-- START OF Dataset extract --
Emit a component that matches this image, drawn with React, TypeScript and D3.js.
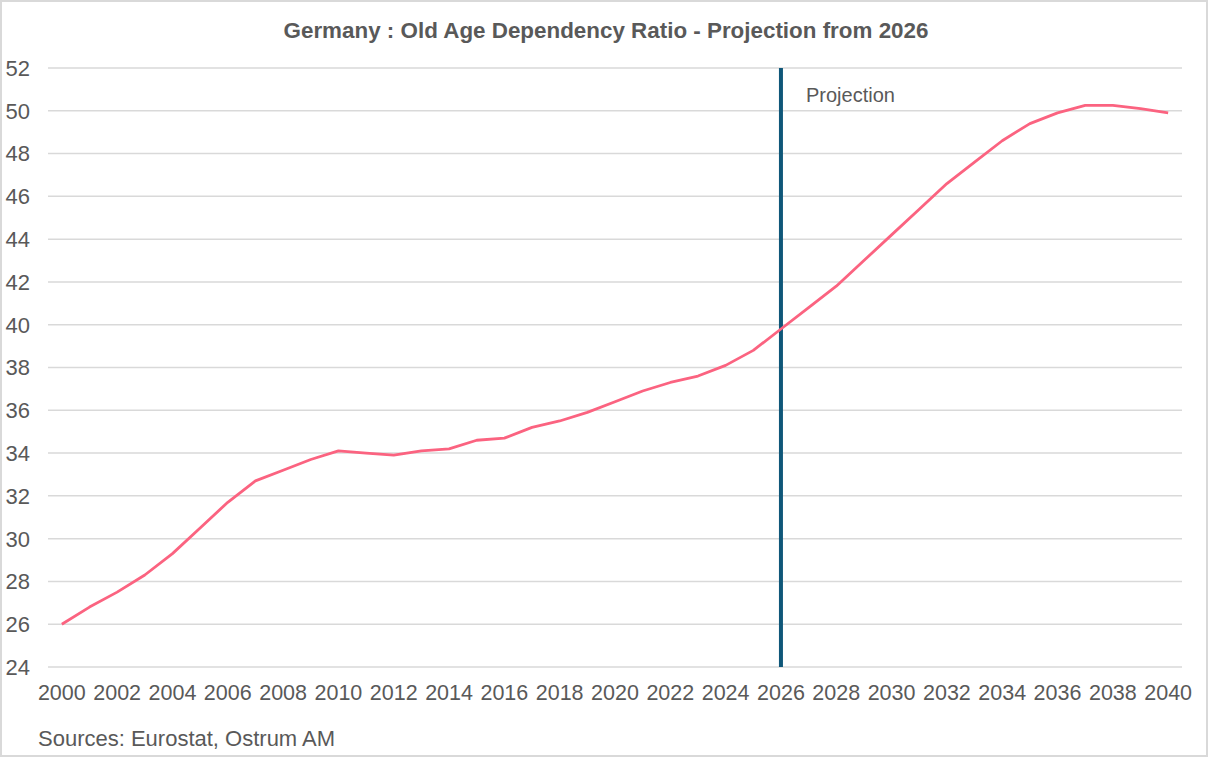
import * as d3 from "d3";

// Germany old-age dependency ratio, 2000-2040 (projection from 2026)
const years = d3.range(2000, 2041);
const ratio = [
  26.0, 26.8, 27.5, 28.3, 29.3, 30.5, 31.7, 32.7, 33.2, 33.7,
  34.1, 34.0, 33.9, 34.1, 34.2, 34.6, 34.7, 35.2, 35.5, 35.9,
  36.4, 36.9, 37.3, 37.6, 38.1, 38.8, 39.8, 40.8, 41.8, 43.0,
  44.2, 45.4, 46.6, 47.6, 48.6, 49.4, 49.9, 50.25, 50.25, 50.1,
  49.9,
];
const yTicks = d3.range(24, 53, 2);
const xTicks = d3.range(2000, 2041, 2);
const projectionYear = 2026;

const title = "Germany : Old Age Dependency Ratio - Projection from 2026";
const source = "Sources: Eurostat, Ostrum AM";

const W = 1210;
const H = 758;
const FONT = "'Liberation Sans', Arial, sans-serif";
const TEXT = "#595959";

export default function App() {
  const x = d3.scaleLinear().domain([1999.5, 2040.5]).range([48, 1182]);
  const y = d3.scaleLinear().domain([24, 52]).range([667, 68]);

  const line = d3
    .line<number>()
    .x((_, i) => x(years[i]))
    .y((d) => y(d));

  return (
    <svg
      width={W}
      height={H}
      style={{ position: "absolute", left: 0, top: 0, background: "#fff" }}
      fontFamily={FONT}
    >
      <rect x={1} y={1} width={W - 4} height={H - 3} fill="#fff" stroke="#d9d9d9" strokeWidth={2} />

      <text x={606} y={38} textAnchor="middle" fontSize={22.4} fontWeight="bold" fill={TEXT}>
        {title}
      </text>

      {yTicks.map((t) => (
        <g key={t}>
          <line x1={48} x2={1182} y1={y(t)} y2={y(t)} stroke="#d9d9d9" strokeWidth={1.5} />
          <text x={30} y={y(t)} dy="0.36em" textAnchor="end" fontSize={22} fill={TEXT}>
            {t}
          </text>
        </g>
      ))}

      {xTicks.map((t) => (
        <text key={t} x={x(t)} y={700} textAnchor="middle" fontSize={21.5} fill={TEXT}>
          {t}
        </text>
      ))}

      <line
        x1={x(projectionYear)}
        x2={x(projectionYear)}
        y1={y(52)}
        y2={y(24)}
        stroke="#0f5779"
        strokeWidth={4}
      />
      <text x={x(projectionYear) + 25} y={102} fontSize={20} fill={TEXT}>
        Projection
      </text>

      <path d={line(ratio) ?? ""} fill="none" stroke="#fb6380" strokeWidth={2.8} strokeLinejoin="round" />

      <text x={38} y={746} fontSize={22} fill={TEXT}>
        {source}
      </text>
    </svg>
  );
}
-- END OF Dataset extract --
■ What you need to do ■
Copy out all the data exactly; skip the pictures.

■ Solution for this problem ■
Emit a component that matches this image, drawn with React, TypeScript and D3.js.
import * as d3 from "d3";

// Germany old-age dependency ratio, 2000-2040 (projection from 2026)
const years = d3.range(2000, 2041);
const ratio = [
  26.0, 26.8, 27.5, 28.3, 29.3, 30.5, 31.7, 32.7, 33.2, 33.7,
  34.1, 34.0, 33.9, 34.1, 34.2, 34.6, 34.7, 35.2, 35.5, 35.9,
  36.4, 36.9, 37.3, 37.6, 38.1, 38.8, 39.8, 40.8, 41.8, 43.0,
  44.2, 45.4, 46.6, 47.6, 48.6, 49.4, 49.9, 50.25, 50.25, 50.1,
  49.9,
];
const yTicks = d3.range(24, 53, 2);
const xTicks = d3.range(2000, 2041, 2);
const projectionYear = 2026;

const title = "Germany : Old Age Dependency Ratio - Projection from 2026";
const source = "Sources: Eurostat, Ostrum AM";

const W = 1210;
const H = 758;
const FONT = "'Liberation Sans', Arial, sans-serif";
const TEXT = "#595959";

export default function App() {
  const x = d3.scaleLinear().domain([1999.5, 2040.5]).range([48, 1182]);
  const y = d3.scaleLinear().domain([24, 52]).range([667, 68]);

  const line = d3
    .line<number>()
    .x((_, i) => x(years[i]))
    .y((d) => y(d));

  return (
    <svg
      width={W}
      height={H}
      style={{ position: "absolute", left: 0, top: 0, background: "#fff" }}
      fontFamily={FONT}
    >
      <rect x={1} y={1} width={W - 4} height={H - 3} fill="#fff" stroke="#d9d9d9" strokeWidth={2} />

      <text x={606} y={38} textAnchor="middle" fontSize={22.4} fontWeight="bold" fill={TEXT}>
        {title}
      </text>

      {yTicks.map((t) => (
        <g key={t}>
          <line x1={48} x2={1182} y1={y(t)} y2={y(t)} stroke="#d9d9d9" strokeWidth={1.5} />
          <text x={30} y={y(t)} dy="0.36em" textAnchor="end" fontSize={22} fill={TEXT}>
            {t}
          </text>
        </g>
      ))}

      {xTicks.map((t) => (
        <text key={t} x={x(t)} y={700} textAnchor="middle" fontSize={21.5} fill={TEXT}>
          {t}
        </text>
      ))}

      <line
        x1={x(projectionYear)}
        x2={x(projectionYear)}
        y1={y(52)}
        y2={y(24)}
        stroke="#0f5779"
        strokeWidth={4}
      />
      <text x={x(projectionYear) + 25} y={102} fontSize={20} fill={TEXT}>
        Projection
      </text>

      <path d={line(ratio) ?? ""} fill="none" stroke="#fb6380" strokeWidth={2.8} strokeLinejoin="round" />

      <text x={38} y={746} fontSize={22} fill={TEXT}>
        {source}
      </text>
    </svg>
  );
}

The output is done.